On the technology side, a new trend that threatens monitoring revenues is customers’ growing use of non-traditional telephone service, including cellular and Voice over Internet Protocol (VoIP). Some customers make that switch so they can save money by canceling their traditional phone service, but in doing so, they may lose a means of monitoring their alarm system.

Approximately 8 percent of phone service customers no longer have a wired connection but are relying only on a cell phone, notes Tom Mechler, product marketing manager for Bosch Security Systems, Fairport, N.Y.

He estimates 47 million customers now have broadband connections, such as DSL or cable modems, which are capable of supporting VoIP. Mechler sees the increased use of broadband as an opportunity to sell more IP-based alarm systems that can co-exist with VoIP.

“It’s an opportunity for us to go in and say, ‘Here’s an alternative, and it’s a higher security way to monitor your system,’” he notes.

More and more central stations, including Nationwide Digital Monitoring, Staten Island, N.Y., have made the investment to upgrade monitoring equipment to support IP-based systems. “The new trend is VoIP, but that will have no effect on us,” notes Nationwide president Peter Deck. “We’re prepared.
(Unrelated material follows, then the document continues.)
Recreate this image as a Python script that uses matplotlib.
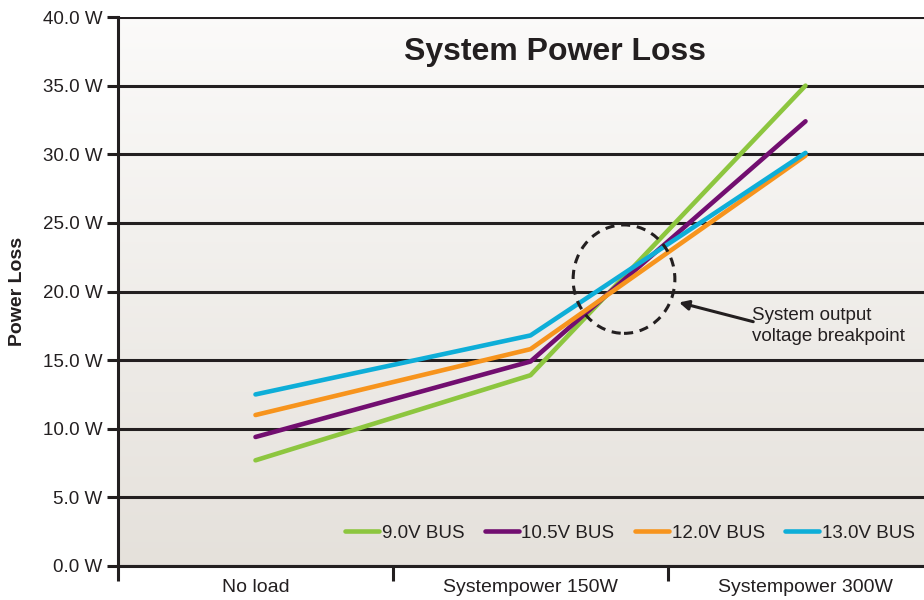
import numpy as np
import matplotlib
matplotlib.use("Agg")
import matplotlib.pyplot as plt
from matplotlib.patches import Ellipse

plt.rcParams['font.family'] = ['Liberation Sans', 'DejaVu Sans']

# data
categories = ['No load', 'Systempower 150W', 'Systempower 300W']
bus_labels = ['9.0V BUS', '10.5V BUS', '12.0V BUS', '13.0V BUS']
bus_9v0 = [7.7, 13.9, 35.0]
bus_10v5 = [9.4, 14.9, 32.4]
bus_12v0 = [11.0, 15.8, 29.9]
bus_13v0 = [12.5, 16.8, 30.1]
colors = ['#8dc63f', '#720e70', '#f7941d', '#0eaed8']
y_ticks = [0, 5, 10, 15, 20, 25, 30, 35, 40]

ink = '#231f20'

fig = plt.figure(figsize=(9.24, 6), dpi=100)
# the axes runs past the right edge like in the original
ax = fig.add_axes([118/924, 34/600, 825/924, 549/600])

# gradient background
grad = np.linspace(0, 1, 256).reshape(-1, 1)
top = np.array([0.985, 0.982, 0.978])
bot = np.array([0.898, 0.882, 0.859])
img = top * (1 - grad)[..., None] + bot * grad[..., None]
ax.imshow(img, extent=[0, 1, 0, 1], transform=ax.transAxes, aspect='auto', zorder=0)

x = np.arange(len(categories))
for vals, lab, c in zip([bus_9v0, bus_10v5, bus_12v0, bus_13v0], bus_labels, colors):
    ax.plot(x, vals, color=c, lw=3.3, label=lab, solid_capstyle='round', zorder=3)

ax.set_xlim(-0.5, 2.5)
ax.set_ylim(0, 40)
ax.set_yticks(y_ticks)
ax.set_yticklabels([f'{v:.1f} W' for v in y_ticks], fontsize=13.5, color=ink)
ax.grid(axis='y', color=ink, lw=2.2, zorder=1)
ax.set_axisbelow(True)
ax.tick_params(axis='y', length=8, width=2.2, color=ink, pad=3)

ax.set_xticks(x)
ax.set_xticklabels(categories, fontsize=14, color=ink)
ax.tick_params(axis='x', which='major', length=0, pad=9)
ax.set_xticks([-0.5, 0.5, 1.5], minor=True)
ax.tick_params(axis='x', which='minor', length=11, width=2.2, color=ink)

for s in ['top', 'right']:
    ax.spines[s].set_visible(False)
for s in ['left', 'bottom']:
    ax.spines[s].set_linewidth(2.2)
    ax.spines[s].set_color(ink)
ax.spines['left'].set_zorder(4)

ax.set_ylabel('Power Loss', fontsize=14, fontweight='bold', color=ink)
ax.yaxis.set_label_coords(-92/825, 0.5)

fig.text(555/924, 1 - 52/600, 'System Power Loss', fontsize=23, fontweight='bold',
         ha='center', va='center', color=ink)

# breakpoint marker
ax.add_patch(Ellipse((1.34, 20.9), 0.37, 7.9, fill=False, ls=(0, (3, 2.2)),
                     lw=2.2, color=ink, zorder=5))
ax.annotate('', xy=(1.54, 19.2), xytext=(1.81, 17.8),
            arrowprops=dict(arrowstyle='-|>', color=ink, lw=2.2,
                            mutation_scale=14, shrinkA=0, shrinkB=0), zorder=5)
ax.text(1.805, 17.5, 'System output\nvoltage breakpoint', fontsize=13.5,
        ha='left', va='center', color=ink, linespacing=1.28)

fig.legend(loc='center', bbox_to_anchor=(630/924, 67/600), ncol=4, frameon=False,
           fontsize=13.5, handlelength=1.8, handletextpad=0.15, columnspacing=1.1,
           labelcolor=ink)

fig.savefig('out.png', dpi=100)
We have Internet monitoring equipment in place.”

However, some dealers say they are reluctant to shift toward IP-based monitoring because of cost. “IP is still fairly expensive,” notes Craig Summers, sales manager for security dealer Allied Fire and Security, Spokane, Wash. “Cellular alarm transmission came down, and we hope IP comes down, too.”

With traditional alarm monitoring revenues threatened, some central stations are branching out into other types of monitoring. “Security doesn’t have to be just intrusion and fire,” notes German.

Pointing to water detection as an opportunity, he adds, “Insurance companies are trying to see how technology can help reduce claims. If they can find a way to reduce water damage and incentivize home owners to use it, it’s to their benefit.”

Personal emergency response systems are another opportunity, German points out, adding that it should be “a very up-and-coming form of monitoring, as baby boomers reach retirement years.”